Comédien de Stand Up réputé outre-atlantique, Bobcat Goldthwait est aussi réalisateur, et un auteur sur lequel il faut plus que jamais compter. World’s Greatest Dad est son troisième long-métrage de cinéaste et le second, Juste une fois, avait réussi à se faire remarquer, autant par l’audace de son sujet, que pour son efficacité comique et sa réelle sensibilité.
Juste une fois commençait avec la révélation d’un énorme secret totalement inavouable et qui allait se révéler riche de conséquences. L’héroïne confessait avoir expérimenté une fois, un jour d’ennui, la zoophilie avec son chien ! World’s Greatest Dad fonctionne sur un principe similaire. Lance Clayton (Robin Williams), père célibataire et professeur dans le lycée de son fils Kyle (Daryl Sabara, un des héros de Spy Kids), surprend ce dernier en pleine séance de masturbation avec étranglement…
Kyle est un personnage abjecte, détesté par absolument tout le monde tant il est ingérable, vulgaire et obsédé par le sexe et ses perversions. Un soir, Kyle s’étouffe lors d’une de ses séances masturbatoires et son père intervient trop tard pour le sauver. Kyle meurt et son père, maquille le tragique, inavouable et pathétique accident en suicide. Lance, écrivain minable qui n’a jamais publié la moindre ligne, écrit même une lettre d’adieu et ne mesure encore pas les incroyables conséquences que son mensonge va engendrer.
La première demi-heure rythmée par la cadence des insultes et des insanités proférés par Kyle ne laisse pas augurer immédiatement d’une comédie très sophistiquée.
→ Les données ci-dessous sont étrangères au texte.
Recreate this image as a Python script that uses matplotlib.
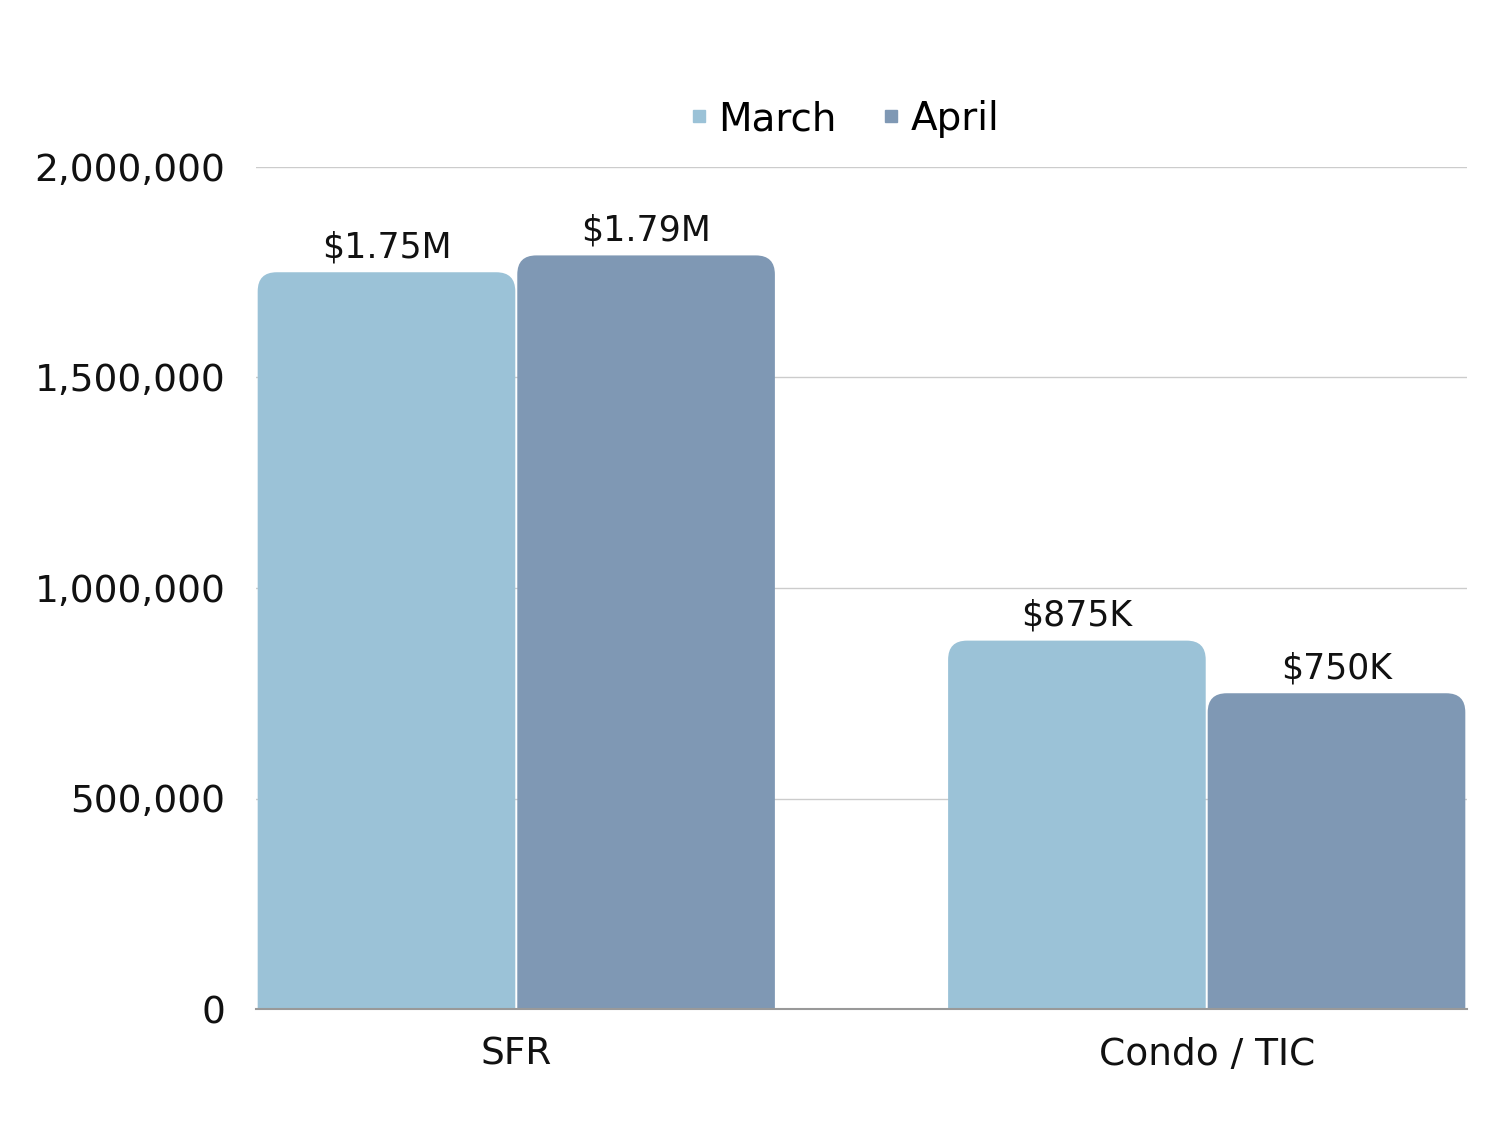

Et pourtant.. Le film est bien plus subtil qu’il n’en a l’air, fustige une somme d’hypocrisies et de jalousies sans pour autant faiblir du point de vue humoristique.
Robin Williams incarne un personnage assez opposé aux héros loufoques et incontrôlables qu’on l’a souvent vu joué. Il est ici posé, réservé et finalement très touchant. Il est un père qui fait ce qu’il peut pour élever son fils correctement et qui fait face douloureusement, avec beaucoup de pudeur, à son sentiment d’échec, d’autant qu’au travail, il n’est pas non plus un enseignant très populaire. Malgré tout, il vit une histoire secrète avec Claire, une jeune prof toute pimpante et très sexy. Là encore son histoire est frustrante car ils s’efforcent de rester dans l’ombre. Lance ravale en plus sa fierté, encore, lorsqu’il constate l’amitié suspicieuse entre Claire et Mike, un collègue jeune et beau gosse qu’il jalouse aussi pour d’autres raisons.
La mort de Kyle va bientôt tout bouleverser. Les élèves qui le méprisaient à juste titre de son vivant, retournent leurs vestes et commencent à voir en lui un génie incompris. Kyle devient un héros, est regretté de tous aux seuls motifs que sa disparition est un mystère et parce que sa lettre d’adieu, écrite par son père, est d’une profondeur dont ils ne jugeait pas Kyle capable…
La satire construite par le cinéaste est totalement irrévérencieuse, heurtera probablement le bon goût de certains spectateurs mais fait preuve d’une incroyable efficacité comique, récréative, jouissive et réellement percutante. Les comédies ne sont jamais autant excellentes que quand elles sont intelligentes et Bobcat Goldthwait réussit là ou tant d’autre ont échoué. Après Juste une fois, le cinéaste confirme son talent et sa qualité d’auteur comique totalement atypique. « On peut rire de tout mais pas avec tout le monde » disait Pierre Desproges. Nul doute que Bobcat Goldthwaith applique avec brio cet adage.